Formación individual de los jeques
La «Memoria de los ritos y ceremonias que tienen los indios», un texto escrito en Fontibón en 1594 (Ibarra y Porras Mexía, 1990: 245-247), describe el proceso de entrenamiento para el sacerdocio y permite empezar a ubicar al jeque en el marco de la sociedad muisca. Tres o cuatro muchachos a partir de los diez años de edad son encerrados juntos en un bohío especial lleno de restricciones («seminario») y, para formarlos, «allí vienen los jeques viejos a quien estos indios han de suceder que son sus tíos». Este primer dato sugiere la existencia de linajes de sacerdotes, y Simón precisa que el cargo pasaba de tío a sobrino hijo de hermana (/1625/: 3: 383).Al cabo de cuatro a seis años, los mismos tíos los sacan del encierro «y de allí los llevan a la casa donde han de vivir, donde está aparejado de hacer una borrachera... y en la dicha borrachera se saludan con sus parientes»: el nuevo santero vivirá entre su parentela (matrilinaje). Luego el tío los lleva a orar en el adoratorio y se cumplen dos ceremonias con caciques: «un cacique que está dedicado para ello» les horada las orejas para que lleven orejeras «en señal de que están hábiles y suficientes», y «el cacique de este mismo pueblo» los recibe en las puertas de su cercado durante tres amaneceres seguidos para darles comida condimentada con sal. Cada día avanzan a una puerta más interna del cercado hasta llegar el tercero a la casa del jefe, lo que, con la sal que no probaban hacía años, podría tomarse como una introducción paulatina en la vida civil para quien viene de un mundo exclusivamente sagrado.
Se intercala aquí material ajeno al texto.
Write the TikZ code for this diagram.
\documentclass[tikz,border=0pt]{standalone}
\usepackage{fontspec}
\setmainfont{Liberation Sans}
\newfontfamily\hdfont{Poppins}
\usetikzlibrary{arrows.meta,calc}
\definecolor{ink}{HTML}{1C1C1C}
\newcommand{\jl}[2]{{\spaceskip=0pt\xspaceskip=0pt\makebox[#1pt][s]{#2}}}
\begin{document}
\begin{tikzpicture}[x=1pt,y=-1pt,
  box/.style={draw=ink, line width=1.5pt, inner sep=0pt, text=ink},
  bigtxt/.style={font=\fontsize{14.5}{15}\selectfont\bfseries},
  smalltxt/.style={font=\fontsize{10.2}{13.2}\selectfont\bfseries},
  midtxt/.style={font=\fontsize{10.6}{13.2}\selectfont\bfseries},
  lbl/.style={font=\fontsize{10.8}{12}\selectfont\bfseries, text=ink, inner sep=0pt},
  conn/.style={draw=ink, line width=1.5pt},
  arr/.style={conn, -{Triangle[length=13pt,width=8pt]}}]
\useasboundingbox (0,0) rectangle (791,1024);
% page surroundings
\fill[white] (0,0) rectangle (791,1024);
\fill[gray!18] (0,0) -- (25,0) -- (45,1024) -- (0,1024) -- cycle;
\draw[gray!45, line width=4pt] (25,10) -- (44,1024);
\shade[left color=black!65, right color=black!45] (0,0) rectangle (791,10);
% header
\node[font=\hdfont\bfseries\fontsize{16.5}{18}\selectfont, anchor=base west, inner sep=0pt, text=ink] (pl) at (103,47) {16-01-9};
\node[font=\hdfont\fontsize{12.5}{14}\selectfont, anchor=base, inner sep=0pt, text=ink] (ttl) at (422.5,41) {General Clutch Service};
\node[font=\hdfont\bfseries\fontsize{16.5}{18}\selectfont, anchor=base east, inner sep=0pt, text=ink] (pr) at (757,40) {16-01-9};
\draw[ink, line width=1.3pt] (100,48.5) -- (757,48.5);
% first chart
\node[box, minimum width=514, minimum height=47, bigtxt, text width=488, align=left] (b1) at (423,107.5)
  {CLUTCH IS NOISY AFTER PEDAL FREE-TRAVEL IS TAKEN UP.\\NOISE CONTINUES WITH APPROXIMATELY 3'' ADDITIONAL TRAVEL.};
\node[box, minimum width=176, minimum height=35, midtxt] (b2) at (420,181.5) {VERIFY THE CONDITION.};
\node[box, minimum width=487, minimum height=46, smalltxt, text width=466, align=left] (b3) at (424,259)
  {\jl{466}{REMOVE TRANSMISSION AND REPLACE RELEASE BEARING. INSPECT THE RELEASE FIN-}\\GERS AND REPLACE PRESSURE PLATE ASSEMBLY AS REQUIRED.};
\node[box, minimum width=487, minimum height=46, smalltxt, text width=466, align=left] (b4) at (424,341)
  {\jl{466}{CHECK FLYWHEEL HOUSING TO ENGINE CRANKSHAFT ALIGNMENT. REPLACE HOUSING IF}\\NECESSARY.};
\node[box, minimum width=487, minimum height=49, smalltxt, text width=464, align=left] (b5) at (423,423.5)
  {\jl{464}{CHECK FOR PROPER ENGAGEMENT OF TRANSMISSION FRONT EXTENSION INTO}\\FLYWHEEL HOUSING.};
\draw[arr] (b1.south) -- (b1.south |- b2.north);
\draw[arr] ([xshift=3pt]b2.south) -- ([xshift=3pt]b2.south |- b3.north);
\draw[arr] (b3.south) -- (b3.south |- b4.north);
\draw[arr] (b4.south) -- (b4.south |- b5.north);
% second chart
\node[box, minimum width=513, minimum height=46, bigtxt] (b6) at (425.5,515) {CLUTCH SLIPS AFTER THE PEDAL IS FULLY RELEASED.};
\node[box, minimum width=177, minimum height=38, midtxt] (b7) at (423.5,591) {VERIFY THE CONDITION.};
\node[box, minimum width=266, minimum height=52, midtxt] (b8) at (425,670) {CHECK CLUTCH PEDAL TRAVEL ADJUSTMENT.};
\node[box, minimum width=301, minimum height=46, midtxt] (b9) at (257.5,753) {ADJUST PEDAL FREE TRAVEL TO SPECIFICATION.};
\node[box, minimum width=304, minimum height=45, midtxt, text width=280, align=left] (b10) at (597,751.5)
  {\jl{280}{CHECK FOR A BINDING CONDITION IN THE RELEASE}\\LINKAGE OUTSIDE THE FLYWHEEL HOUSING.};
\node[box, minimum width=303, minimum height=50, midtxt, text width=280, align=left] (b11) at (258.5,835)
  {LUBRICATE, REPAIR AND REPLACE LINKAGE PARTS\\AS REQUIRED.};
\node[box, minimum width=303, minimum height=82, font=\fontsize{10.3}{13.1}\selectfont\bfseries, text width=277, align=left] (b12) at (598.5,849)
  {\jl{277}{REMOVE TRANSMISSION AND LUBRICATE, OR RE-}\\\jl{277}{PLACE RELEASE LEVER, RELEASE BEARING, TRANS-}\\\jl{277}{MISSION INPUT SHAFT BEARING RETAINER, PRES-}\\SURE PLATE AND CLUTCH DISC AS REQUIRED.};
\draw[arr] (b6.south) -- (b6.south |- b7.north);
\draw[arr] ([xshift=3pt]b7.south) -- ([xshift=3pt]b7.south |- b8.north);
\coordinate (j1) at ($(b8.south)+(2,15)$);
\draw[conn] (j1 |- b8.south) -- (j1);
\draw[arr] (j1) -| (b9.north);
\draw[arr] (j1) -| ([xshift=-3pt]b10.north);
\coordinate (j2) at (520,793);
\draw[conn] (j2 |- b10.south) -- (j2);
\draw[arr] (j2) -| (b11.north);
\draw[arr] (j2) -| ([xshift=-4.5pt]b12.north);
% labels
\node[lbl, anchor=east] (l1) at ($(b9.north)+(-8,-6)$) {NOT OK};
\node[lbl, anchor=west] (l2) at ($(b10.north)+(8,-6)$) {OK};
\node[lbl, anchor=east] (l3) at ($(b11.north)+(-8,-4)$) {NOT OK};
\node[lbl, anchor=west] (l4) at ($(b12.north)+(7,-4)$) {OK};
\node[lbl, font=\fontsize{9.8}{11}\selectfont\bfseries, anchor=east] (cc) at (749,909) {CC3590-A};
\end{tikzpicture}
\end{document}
El último día este cacique les da poporo y mochila para la coca, un discurso y un «rodete» o gorro como símbolo de su investidura. Se sabe que era también el cacique quien «ceñía la manta» a los muiscas púberes y hoy en día entre los kogui recibir el poporo representa acceder al rango de los hombres (Colmenares, 1973: 58); en 1567 un jefe muisca que enviaba una orden a sus sujetos por medio de sus pregoneros les daba sus orejeras, mantas y sombreros «por señal» de autoridad (Santiago, 1991: f. 665v).
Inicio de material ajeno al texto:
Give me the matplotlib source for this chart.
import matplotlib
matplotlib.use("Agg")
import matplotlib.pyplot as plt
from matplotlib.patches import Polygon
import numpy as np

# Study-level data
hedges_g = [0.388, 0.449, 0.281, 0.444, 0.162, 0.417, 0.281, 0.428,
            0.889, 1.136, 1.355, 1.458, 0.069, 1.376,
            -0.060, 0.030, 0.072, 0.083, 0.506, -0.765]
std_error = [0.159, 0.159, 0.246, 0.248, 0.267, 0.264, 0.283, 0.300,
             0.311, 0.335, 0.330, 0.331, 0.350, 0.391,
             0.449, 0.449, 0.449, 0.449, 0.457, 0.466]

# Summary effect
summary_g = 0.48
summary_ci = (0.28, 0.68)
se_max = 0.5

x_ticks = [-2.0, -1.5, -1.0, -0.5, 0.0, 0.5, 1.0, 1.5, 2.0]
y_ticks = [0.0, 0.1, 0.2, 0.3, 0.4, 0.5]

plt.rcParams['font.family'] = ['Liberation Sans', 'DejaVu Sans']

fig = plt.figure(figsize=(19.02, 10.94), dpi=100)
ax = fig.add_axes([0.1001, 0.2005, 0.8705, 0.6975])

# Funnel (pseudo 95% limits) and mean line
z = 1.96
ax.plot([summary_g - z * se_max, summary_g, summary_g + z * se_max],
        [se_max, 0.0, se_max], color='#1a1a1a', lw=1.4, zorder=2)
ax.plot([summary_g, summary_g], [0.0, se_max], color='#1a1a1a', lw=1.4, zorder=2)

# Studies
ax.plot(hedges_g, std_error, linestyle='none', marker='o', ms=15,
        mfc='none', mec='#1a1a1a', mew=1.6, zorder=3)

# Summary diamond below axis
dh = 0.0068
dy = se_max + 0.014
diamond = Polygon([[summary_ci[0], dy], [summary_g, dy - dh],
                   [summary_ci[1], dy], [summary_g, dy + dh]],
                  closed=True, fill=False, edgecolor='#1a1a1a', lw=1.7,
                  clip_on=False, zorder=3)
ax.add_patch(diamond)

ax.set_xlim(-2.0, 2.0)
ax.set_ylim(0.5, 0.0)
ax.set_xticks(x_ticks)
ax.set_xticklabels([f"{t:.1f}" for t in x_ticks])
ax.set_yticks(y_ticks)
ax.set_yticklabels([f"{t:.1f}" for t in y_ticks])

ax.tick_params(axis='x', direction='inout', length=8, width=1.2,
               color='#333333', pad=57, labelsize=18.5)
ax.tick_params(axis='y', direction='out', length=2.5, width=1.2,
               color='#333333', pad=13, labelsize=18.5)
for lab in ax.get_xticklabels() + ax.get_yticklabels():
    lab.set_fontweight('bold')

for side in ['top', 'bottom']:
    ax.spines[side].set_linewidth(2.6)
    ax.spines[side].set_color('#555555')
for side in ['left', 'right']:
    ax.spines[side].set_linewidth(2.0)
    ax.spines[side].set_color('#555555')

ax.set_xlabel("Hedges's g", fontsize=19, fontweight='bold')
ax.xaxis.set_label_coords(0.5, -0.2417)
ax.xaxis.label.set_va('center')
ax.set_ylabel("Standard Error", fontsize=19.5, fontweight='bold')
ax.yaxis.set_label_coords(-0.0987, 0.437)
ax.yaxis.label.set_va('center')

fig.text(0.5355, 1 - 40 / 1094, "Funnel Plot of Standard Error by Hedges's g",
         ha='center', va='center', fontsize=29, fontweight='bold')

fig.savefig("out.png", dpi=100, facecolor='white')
La Memoria parece referirse a dos caciques diferentes, uno regional de importancia religiosa y otro local. Los cronistas fray Alonso Medrano y fray Pedro Simón, quienes describen el entrenamiento de los jeques con algunas variantes aunque dentro de la misma estructura del relato, confirman esta apreciación. Refiriéndose cada uno a un solo funcionario, en Medrano «un gran cacique a quien ellos tienen por sumo sacerdote» les otorga el bonetillo, y en Simón es claramente el mandatario local del pueblo del jeque quien da el poporo y a la vez otorga «licencia para ejercer el oficio de jeque en toda su tierra, porque en cada una los había particulares» (Londoño, en Ibarra y Porras Mexía, 1990: 241; Simón, /1625/: 3: 383). Tenemos entonces que cada nuevo jeque, miembro y heredero de un linaje de esta especialidad, hace alianza con los indios de su capitanía, con un cacique regional de importancia religiosa y con el cacique local; un periplo similar al que tenían que cumplir los caciques para ser reconocidos en su cargo (Londoño, 1985: 181-183). Para reforzar el isomorfismo de las esferas política y religiosa entre los muiscas, los caciques y capitanes también cumplían un encierro ritual donde establecían una alianza indispensable con los dioses:
Los que han de ser caciques o capitanes, así hombres como mujeres, métenlos cuando pequeños en unas casas; encerrados allí están algunos años, según la calidad de lo que esperan heredar. Y hombre hay que está siete años... y salido ya, puédese horadar las orejas y las narices para traer [cercillos de] oro, ques la cosa entre ellos de más honra (Epítome, /1547/: 297-298).
Una diferencia importante de las dos estructuras está en la poligamia de los caciques y el celibato de los jeques. Los primeros, aunque no debían ser libidinosos, vivían el gran mundo de la política, donde dependían de sus múltiples esposas para preparar agasajos y establecer alianzas (Simón, /1625/: 3: 391; Londoño, 1985: 132 y siguientes). Los segundos, como especialistas de los mundos superiores e inferiores, tenían una vida de ayuno y privaciones. Al salir de su encierro debían demostrar continencia durmiendo con dos doncellas «y si lo cumple corre la fama y lo tienen por santo, y acuden a ellos muchos indios afligidos para que los consuele y haga oración por ellos» (Ibarra y Porras Mexía, 1990: 247).
De hecho los muiscas de todos los niveles jerárquicos hacían a través del jeque ofrendas para «desenojar» y propiciar al santuario, lo cual puede verse hoy incluso en la técnica orfebre y el sentido simbólico de sus «tunjos» (Plazas, /1981/; Santiago, 1991); también con los caciques y capitanes era indispensable propiciar una alianza, para lo cual los indios de menor jerarquía les ofrecían presentes cuando los visitaban o cultivaban para ellos (Londoño, 1985). El cercado del cacique era tenido como templo (Casilimas y López, /1981/) y a él se entraba con la misma veneración que ante los ídolos de los santuarios (Simón, /1625/).